Clues to the impulse behind this new manner show up in several paintings whose imagery is dependent on Vermeer and Goya; Maryan’s works contain his parallels to their respective lucidity and powerful feeling and the certainties of their techniques are emulated. The Personage After Vermeer takes off from the tantalizing back view self-portrait of The Artist in the Studio to produce a vigorous and brushy summation of the figure in 17th-century costume at work at the easel. Considerations of style apart, Maryan has obviously been intrigued with the indirection of Vermeer’s concept, related as it is to the enigma and allegory pervading his own work. The Goya personages eschew an easy burlesque of Goya’s horrifies for a more humane exfoliation of the imagery. Goya’s seated Defendant holding a taper becomes under Maryan’s brush several possible beings; the wretched butt forced to a posture of submission, the fool “touched by God” holding a fantastically sparkling wand, and perhaps the artist as the fantastically tricked out buffoon who reveals hard truths in cryptic and seemingly nonsensical form.

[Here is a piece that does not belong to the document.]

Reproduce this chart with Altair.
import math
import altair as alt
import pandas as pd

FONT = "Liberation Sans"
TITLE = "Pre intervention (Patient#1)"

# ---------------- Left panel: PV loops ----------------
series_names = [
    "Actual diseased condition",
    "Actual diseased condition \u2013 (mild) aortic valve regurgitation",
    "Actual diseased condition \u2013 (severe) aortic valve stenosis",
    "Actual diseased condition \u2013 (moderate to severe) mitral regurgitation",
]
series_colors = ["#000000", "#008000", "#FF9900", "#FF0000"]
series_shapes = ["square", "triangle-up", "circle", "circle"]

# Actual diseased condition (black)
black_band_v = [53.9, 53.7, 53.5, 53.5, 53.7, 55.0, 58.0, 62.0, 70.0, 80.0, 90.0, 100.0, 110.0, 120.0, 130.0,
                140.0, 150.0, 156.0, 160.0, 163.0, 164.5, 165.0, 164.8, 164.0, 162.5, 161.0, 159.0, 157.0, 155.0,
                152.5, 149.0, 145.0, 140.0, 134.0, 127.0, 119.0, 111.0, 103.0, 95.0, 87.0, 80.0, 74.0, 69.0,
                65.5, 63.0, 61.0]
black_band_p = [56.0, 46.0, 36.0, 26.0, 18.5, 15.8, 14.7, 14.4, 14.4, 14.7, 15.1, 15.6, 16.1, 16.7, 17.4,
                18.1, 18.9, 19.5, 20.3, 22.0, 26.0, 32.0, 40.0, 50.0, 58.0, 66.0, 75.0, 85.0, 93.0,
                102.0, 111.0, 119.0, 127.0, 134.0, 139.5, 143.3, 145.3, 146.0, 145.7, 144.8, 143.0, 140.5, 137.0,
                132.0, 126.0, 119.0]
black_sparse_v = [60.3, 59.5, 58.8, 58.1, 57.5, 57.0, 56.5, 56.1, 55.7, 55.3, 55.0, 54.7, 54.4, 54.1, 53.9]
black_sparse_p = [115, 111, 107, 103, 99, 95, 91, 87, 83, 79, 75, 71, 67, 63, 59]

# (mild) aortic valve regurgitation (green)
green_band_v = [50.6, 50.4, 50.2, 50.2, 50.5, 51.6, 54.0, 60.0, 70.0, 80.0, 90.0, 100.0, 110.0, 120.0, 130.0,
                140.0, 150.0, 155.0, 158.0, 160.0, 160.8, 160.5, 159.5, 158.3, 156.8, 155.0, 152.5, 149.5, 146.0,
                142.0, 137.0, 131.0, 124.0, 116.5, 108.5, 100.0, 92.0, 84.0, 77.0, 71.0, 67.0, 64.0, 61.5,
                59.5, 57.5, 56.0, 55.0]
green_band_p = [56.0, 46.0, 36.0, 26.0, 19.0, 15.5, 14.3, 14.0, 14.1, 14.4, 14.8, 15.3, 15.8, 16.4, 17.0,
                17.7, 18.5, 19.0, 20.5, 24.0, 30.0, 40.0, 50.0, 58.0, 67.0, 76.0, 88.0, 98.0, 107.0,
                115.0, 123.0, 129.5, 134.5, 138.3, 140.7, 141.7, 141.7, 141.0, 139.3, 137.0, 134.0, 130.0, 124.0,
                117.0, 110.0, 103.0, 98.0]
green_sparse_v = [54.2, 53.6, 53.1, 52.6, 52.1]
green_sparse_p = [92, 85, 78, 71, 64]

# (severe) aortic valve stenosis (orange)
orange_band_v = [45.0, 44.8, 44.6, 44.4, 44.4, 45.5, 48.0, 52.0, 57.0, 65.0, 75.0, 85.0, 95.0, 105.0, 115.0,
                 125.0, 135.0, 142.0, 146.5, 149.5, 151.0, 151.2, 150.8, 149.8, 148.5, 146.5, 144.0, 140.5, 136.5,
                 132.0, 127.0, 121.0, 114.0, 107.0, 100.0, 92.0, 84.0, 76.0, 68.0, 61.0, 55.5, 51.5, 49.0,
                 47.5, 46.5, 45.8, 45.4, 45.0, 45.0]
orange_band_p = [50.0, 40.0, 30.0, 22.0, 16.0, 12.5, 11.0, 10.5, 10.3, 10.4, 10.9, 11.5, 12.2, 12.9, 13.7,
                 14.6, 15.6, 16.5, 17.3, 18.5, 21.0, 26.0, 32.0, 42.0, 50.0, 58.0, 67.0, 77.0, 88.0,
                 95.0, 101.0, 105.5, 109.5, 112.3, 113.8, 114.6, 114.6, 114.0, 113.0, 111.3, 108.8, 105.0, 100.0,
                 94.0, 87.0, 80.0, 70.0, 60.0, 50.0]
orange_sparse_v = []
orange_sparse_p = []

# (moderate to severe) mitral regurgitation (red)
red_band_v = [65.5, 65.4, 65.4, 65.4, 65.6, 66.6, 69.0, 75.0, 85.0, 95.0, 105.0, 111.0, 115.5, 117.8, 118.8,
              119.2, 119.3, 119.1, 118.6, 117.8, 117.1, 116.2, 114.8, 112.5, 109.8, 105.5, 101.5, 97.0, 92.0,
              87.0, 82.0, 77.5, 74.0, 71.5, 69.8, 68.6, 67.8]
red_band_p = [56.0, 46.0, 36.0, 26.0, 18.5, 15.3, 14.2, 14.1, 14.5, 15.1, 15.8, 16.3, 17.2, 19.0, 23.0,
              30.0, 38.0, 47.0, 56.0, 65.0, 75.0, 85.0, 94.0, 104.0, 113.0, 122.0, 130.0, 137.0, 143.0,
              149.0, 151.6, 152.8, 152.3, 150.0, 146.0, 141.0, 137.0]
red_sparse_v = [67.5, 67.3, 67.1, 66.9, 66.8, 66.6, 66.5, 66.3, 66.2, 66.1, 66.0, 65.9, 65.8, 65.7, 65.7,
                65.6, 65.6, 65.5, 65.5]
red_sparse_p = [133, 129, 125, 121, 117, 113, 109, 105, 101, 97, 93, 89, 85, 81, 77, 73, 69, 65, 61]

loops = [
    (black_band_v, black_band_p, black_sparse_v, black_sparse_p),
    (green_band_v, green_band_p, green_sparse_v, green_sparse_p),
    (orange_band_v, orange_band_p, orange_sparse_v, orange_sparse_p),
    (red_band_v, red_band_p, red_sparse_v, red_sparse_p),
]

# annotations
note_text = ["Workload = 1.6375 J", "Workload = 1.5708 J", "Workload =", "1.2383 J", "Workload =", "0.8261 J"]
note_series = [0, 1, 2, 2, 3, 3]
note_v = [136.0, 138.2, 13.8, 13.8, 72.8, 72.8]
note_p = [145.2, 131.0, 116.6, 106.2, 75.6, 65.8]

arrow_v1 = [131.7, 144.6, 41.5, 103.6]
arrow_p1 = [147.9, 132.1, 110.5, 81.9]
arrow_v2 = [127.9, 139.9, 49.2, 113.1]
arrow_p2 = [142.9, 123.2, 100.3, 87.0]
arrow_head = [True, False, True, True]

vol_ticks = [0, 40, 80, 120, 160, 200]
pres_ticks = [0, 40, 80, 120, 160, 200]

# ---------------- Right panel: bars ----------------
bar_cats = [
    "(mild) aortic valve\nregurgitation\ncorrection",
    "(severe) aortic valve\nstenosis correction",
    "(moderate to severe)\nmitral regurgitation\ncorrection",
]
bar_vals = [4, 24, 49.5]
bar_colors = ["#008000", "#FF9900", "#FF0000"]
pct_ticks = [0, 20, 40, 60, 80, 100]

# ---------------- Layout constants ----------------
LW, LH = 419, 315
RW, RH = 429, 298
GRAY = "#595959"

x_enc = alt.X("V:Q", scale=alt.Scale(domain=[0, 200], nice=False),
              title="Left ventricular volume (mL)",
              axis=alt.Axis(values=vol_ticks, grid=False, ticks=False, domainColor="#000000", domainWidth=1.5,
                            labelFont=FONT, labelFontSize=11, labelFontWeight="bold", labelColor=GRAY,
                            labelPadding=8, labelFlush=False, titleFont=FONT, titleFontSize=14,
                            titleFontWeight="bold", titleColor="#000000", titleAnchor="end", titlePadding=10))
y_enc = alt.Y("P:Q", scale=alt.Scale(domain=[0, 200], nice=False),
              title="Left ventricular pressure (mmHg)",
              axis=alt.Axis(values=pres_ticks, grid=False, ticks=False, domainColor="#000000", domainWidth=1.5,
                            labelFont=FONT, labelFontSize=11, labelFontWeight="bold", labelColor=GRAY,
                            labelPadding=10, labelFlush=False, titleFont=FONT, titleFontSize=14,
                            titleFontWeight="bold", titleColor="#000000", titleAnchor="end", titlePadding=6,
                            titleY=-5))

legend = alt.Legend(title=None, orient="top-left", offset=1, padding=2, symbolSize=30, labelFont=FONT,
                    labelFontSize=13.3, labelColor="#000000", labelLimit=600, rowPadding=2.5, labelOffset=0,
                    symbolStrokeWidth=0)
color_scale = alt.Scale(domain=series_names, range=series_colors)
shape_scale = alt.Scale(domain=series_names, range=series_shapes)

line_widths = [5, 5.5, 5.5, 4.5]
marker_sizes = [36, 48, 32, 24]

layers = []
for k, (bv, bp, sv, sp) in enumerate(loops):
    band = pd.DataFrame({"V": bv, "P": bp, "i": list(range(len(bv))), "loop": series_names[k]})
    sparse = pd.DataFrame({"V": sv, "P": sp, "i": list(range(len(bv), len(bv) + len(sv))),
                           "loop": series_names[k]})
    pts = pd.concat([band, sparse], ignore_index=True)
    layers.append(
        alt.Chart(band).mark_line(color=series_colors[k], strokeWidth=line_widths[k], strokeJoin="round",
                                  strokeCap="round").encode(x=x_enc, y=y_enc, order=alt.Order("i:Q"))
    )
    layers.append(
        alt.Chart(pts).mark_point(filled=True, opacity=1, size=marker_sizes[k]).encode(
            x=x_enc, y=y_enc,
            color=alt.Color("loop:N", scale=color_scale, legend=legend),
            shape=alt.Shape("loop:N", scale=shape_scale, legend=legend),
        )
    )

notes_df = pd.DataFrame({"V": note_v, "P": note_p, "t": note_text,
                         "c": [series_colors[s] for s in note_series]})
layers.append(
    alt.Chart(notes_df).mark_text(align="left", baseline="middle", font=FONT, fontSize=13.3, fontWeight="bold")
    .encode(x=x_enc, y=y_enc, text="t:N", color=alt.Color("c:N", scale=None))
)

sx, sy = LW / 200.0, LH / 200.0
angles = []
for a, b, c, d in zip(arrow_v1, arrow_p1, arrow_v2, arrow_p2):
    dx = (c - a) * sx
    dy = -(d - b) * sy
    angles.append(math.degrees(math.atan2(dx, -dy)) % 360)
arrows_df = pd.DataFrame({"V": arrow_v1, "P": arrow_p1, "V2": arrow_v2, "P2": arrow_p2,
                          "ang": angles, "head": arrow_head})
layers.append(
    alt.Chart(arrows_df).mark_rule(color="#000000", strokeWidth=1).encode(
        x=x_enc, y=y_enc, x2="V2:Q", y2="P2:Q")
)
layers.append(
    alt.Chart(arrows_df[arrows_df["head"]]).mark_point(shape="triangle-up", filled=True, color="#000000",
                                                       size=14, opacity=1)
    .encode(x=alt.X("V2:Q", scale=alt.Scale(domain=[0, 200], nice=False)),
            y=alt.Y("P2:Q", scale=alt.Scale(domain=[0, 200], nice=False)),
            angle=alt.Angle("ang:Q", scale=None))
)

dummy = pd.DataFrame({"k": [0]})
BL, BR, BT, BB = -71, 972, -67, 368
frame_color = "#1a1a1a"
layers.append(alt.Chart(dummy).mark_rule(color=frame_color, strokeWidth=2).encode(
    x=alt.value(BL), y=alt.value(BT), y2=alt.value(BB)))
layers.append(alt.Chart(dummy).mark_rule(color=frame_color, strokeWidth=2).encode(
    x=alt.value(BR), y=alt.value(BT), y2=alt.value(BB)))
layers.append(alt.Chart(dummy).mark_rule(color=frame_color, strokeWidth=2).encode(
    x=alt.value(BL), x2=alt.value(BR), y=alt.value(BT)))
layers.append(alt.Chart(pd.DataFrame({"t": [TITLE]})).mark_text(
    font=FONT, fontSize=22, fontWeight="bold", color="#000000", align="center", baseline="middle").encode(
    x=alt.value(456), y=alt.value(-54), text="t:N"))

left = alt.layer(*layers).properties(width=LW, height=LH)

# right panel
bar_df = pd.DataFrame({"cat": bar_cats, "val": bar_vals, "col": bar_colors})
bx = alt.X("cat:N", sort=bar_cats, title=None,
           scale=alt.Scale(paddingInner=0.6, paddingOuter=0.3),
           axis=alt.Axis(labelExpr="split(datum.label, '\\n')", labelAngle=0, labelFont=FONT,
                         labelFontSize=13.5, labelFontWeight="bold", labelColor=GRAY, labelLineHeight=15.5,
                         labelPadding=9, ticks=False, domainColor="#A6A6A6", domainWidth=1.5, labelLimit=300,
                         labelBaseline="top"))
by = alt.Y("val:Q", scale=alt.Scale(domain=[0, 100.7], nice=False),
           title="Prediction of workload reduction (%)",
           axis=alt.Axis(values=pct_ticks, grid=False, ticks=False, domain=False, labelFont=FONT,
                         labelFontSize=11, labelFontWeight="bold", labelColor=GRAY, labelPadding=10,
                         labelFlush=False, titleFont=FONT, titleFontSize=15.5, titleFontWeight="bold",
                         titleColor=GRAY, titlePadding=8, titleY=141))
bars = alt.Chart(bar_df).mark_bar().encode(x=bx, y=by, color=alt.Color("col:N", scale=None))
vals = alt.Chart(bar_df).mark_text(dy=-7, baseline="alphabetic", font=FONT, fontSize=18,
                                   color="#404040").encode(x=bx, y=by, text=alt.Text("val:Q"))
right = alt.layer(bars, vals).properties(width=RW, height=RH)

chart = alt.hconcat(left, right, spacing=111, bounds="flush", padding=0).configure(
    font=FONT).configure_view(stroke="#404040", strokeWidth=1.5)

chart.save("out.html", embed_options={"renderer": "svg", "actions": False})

Most of the paintings (and all of the eight lithographs) in the show present Maryan’s own invented creatures, enthroned in a stage-like space. They overpower the viewer with their costumes and attributes in brilliant pinks, oranges, yellows, and blues contrasted against black or pearl-grey grounds. In the case of the prints, an astonishing range of passages with crayon, tusche, and sgraffito forms sumptuosities of black and white rare in contemporary graphics. The grounds in both lithos and paintings are not mere backdrops but become, through their luminosity and dull radiance, indefinite spaces in which coruscations emanating from the figures burn and glow.
The figures themselves are both threatening and irresistibly fascinating in their garish majesty. Their emotional presence forces one to consider and choose a relationship with them. If he does not turn away from inability to tolerate the voltage, one must be caught up in an artistic revelation whose particulars may not be very comfortable. To consider these personages monstrous in an exclusively pejorative sense is a gross misapprehension of their essence. They are monstrous as is Ubu Roi or Genet’s White Queen, “out of nature” in that they surpass inclusively the possibilities of a single existence. For this very reason they attain to a universal human meaning. They are not types, but iconic formulations of the multiplicity and conflict at the root of human nature.